Book Looks at Hidden Victims of Tort Reform

   CHICAGO, June 29, 2015 – In a new book, "Tort Reform, Plaintiffs’ Lawyers, and Access to Justice" (University Press of Kansas, 2015), Stephen Daniels, an American Bar Foundation Research Professor, and Joanne Martin, an American Bar Foundation Research Professor Emerita and Director of Administrative Services for the American Bar Endowment, examine the very real consequences of tort reform activity for plaintiffs’ lawyers and what it means for access to justice for ordinary people.
   Plaintiffs’ lawyers, acting as the gatekeepers to the civil justice system, are the key to meaningful access to justice for ordinary people. Many Americans cannot afford an attorney, meaning the only redress for an injury comes through an attorney who takes cases for a percentage of the recovery. However, in a variety of ways – up to and including strict limits on damage recoveries -- tort reform makes this kind of plaintiffs’ contingency fee-based practice a very precarious proposition. As one plaintiff’s lawyer told Daniels and Martin, “Unless there’s a way to make money practicing law, rights don’t make any difference.” Daniels and Martin’s research concentrates on Texas, where there has long been a successful, substantial plaintiffs’ bar and a long history of tort reform activity.
   Starting in the mid- 1990s, Daniels and Martin began a series of studies in Texas covering over 20 years of tort reform activity and the politics surrounding it.
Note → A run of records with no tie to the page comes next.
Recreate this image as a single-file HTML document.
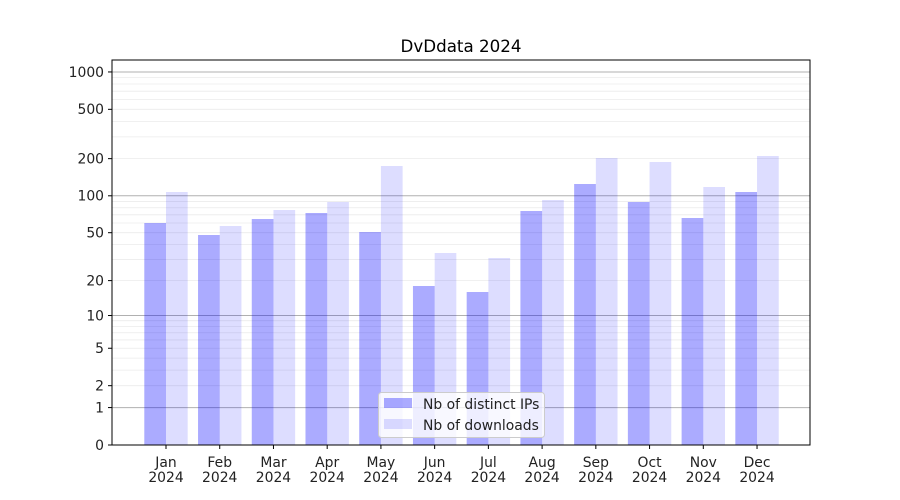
<!DOCTYPE html>
<html><head><meta charset="utf-8"><style>body{margin:0;background:#fff}svg{display:block;font-family:"DejaVu Sans","Liberation Sans",sans-serif}</style></head><body>
<svg width="900" height="500" viewBox="0 0 900 500" xmlns="http://www.w3.org/2000/svg">
<rect width="900" height="500" fill="#fff"/>
<g id="grid"></g>
<g id="bars"></g>
<rect x="112" y="60" width="698" height="385" fill="none" stroke="#000" stroke-width="1"/>
<g id="ticks" font-size="13.9" fill="#222"></g>
<text x="461" y="52" text-anchor="middle" font-size="16.7">DvDdata 2024</text>
<g>
<rect x="378.5" y="392.5" width="166" height="45" rx="3" fill="#fff" fill-opacity="0.8" stroke="#ccc"/>
<rect x="384" y="398" width="28" height="10" fill="#0000ff" fill-opacity="0.33"/>
<rect x="384" y="419" width="28" height="10" fill="#0000ff" fill-opacity="0.133"/>
<text x="423" y="409" font-size="13.9" fill="#222">Nb of distinct IPs</text>
<text x="423" y="430" font-size="13.9" fill="#222">Nb of downloads</text>
</g>
<script>
var ns="http://www.w3.org/2000/svg";
function Y(v){return 445-124.33*Math.log10(1+v);}
function el(t,a,p,txt){var e=document.createElementNS(ns,t);for(var k in a)e.setAttribute(k,a[k]);if(txt!==undefined)e.textContent=txt;p.appendChild(e);return e;}
var g=document.getElementById('grid');
[1,10,100,1000].forEach(function(d){for(var m=1;m<10;m++){var v=d*m;if(v>1250)continue;var y=Y(v);
el('line',{x1:112,x2:810,y1:y,y2:y,stroke:m==1?'#b0b0b0':'#ebebeb','stroke-width':m==1?1:0.8},g);}});
var b=document.getElementById('bars');
var blue=[223,235,219,213,232,286,292,211,184,202,218,192];
var light=[192,226,210,202,166,253,258,200,158,162,187,156];
var mon=['Jan','Feb','Mar','Apr','May','Jun','Jul','Aug','Sep','Oct','Nov','Dec'];
var t=document.getElementById('ticks');
for(var i=0;i<12;i++){var c=166+53.73*i;
el('rect',{x:c-21.7,y:blue[i],width:21.7,height:445-blue[i],fill:'#0000ff','fill-opacity':0.33},b);
el('rect',{x:c,y:light[i],width:21.7,height:445-light[i],fill:'#0000ff','fill-opacity':0.133},b);
el('line',{x1:c,x2:c,y1:445,y2:449,stroke:'#000'},t);
el('text',{x:c,y:467,'text-anchor':'middle'},t,mon[i]);
el('text',{x:c,y:482,'text-anchor':'middle'},t,'2024');}
[0,1,2,5,10,20,50,100,200,500,1000].forEach(function(v){var y=Y(v);
el('line',{x1:108,x2:112,y1:y,y2:y,stroke:'#000'},t);
el('text',{x:104,y:y+4.8,'text-anchor':'end'},t,String(v));});
</script>
</svg>
</body></html>
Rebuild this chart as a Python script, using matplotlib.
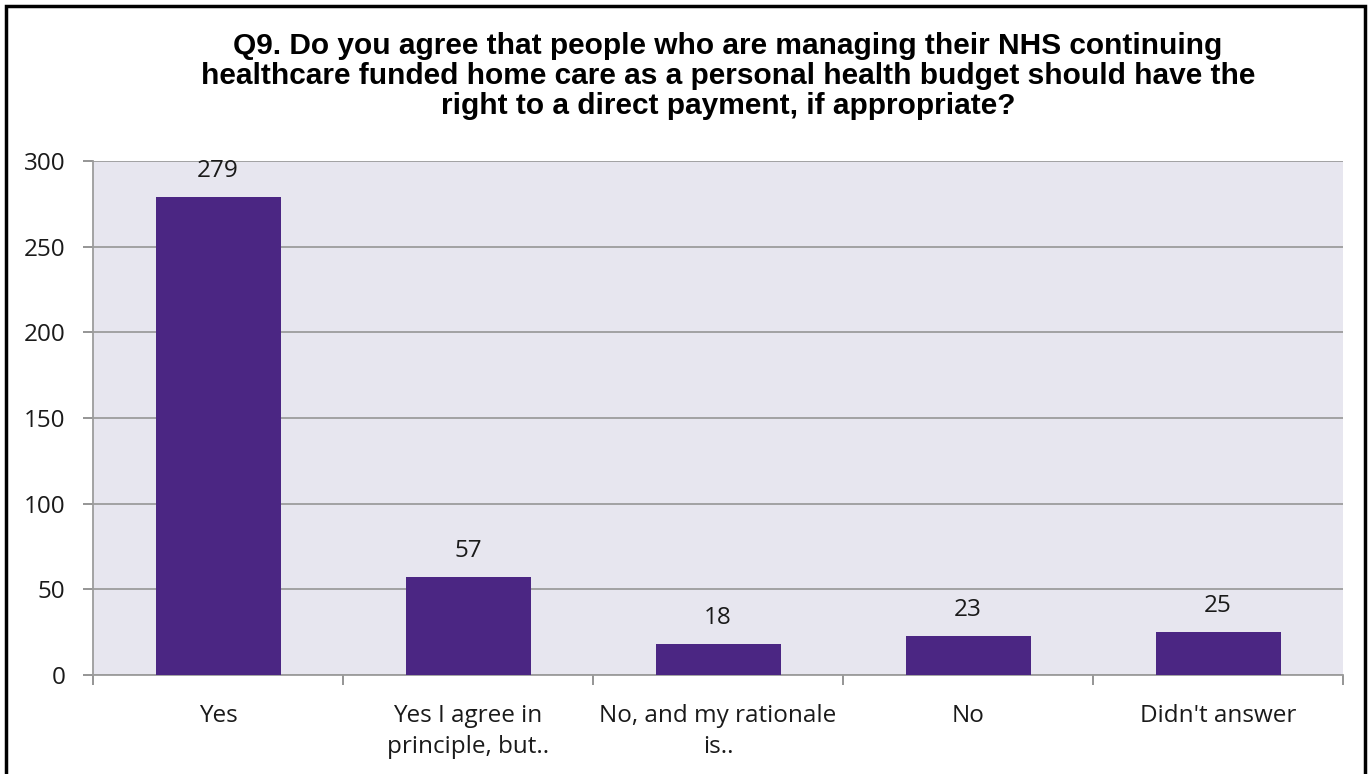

The choice to use the term “tort reform activity” is intentional for Daniels and Martin because they want to emphasize not just the tort reform legislation passed in Texas, but also the sophisticated public relations campaigns waged by tort reform advocates as a part of their political strategy.
  A key part of that strategy is an unrelenting attack on plaintiffs’ lawyers as the alleged cause of many problems that tort reform will solve, like diminished economic prosperity, disappearing jobs, or shortages of physicians. Another lawyer told them, “I believe tort reform was a major factor in my decision to close my practice. I found jury verdicts decreased due to the propaganda disseminated by insurance companies and big business, and this resulted in insurance adjusters offering less money to settle cases. I began to decline representation in cases I used to accept and was working harder and receiving less money on cases I took.”
  Most plaintiffs’ lawyers in Texas, however, are not going out of business. But Daniels and Martin found that some are leaving the practice area and most are adjusting their practices in the hope of staying solvent in a decidedly hostile environment caused by the public relations campaigns as well as the legislation enacted. Those adjustments involved re-examining the kinds of cases they would take and even the kinds of clients they would take on. This can diminish access and in some situations it can leave little or no chance for meaningful access.
   For example, Daniels and Martin found that after the Texas Legislature passed a cap on non-economic damages (commonly called “pain and suffering”) in medical malpractice cases in 2003, medical malpractice cases became much less attractive. The reason is simple – with limited damages it became more problematic to balance the risk and the cost involved in these cases given that the lawyer pays all of the costs involved in preparing such a case. If the lawyer is not successful, there is no fee and no recoup of what will be a substantial monetary investment.
   Not only have these cases become less attractive, but certain kinds of clients have become especially unattractive for the lawyers who will still take such cases. In the words one lawyer who still takes medical malpractice cases, “They essentially closed the courthouse door to the negligence that would kill a child, a housewife, or an elderly person.” The reason, he said, was the lack of economic recovery for damages like loss wages or medical expenses, and “unless it’s a drop-dead negligence that you can prosecute with one or two experts, that’s just not a case that I think in Texas right now us a viable case.” These are among the “hidden victims” of tort reform.
   In light of the apparent success of the various tort reform activities Daniels and Martin admit to a certain surprise that anyone would continue practicing as a plaintiffs’ lawyer in Texas. They found, perhaps to the reformers’ chagrin, these lawyers are still very much there. The reason is a unique professional identity that can transcend pure economic considerations. In the words of a younger plaintiffs’ lawyer, “You have true believers. . . I put myself in that category. What has appealed to me is a family with kids whose life gets turned upside down because someone in the family gets seriously hurt or killed, and they’re facing a greater than David and Goliath battle, and they need someone to fight for them. . . I’ll be in this business until the bitter end. And I hope that the bitter end is not five years from now.” Plaintiffs ‘lawyers’ own professional organizations at the local, state, and local levels bolster this professional identity.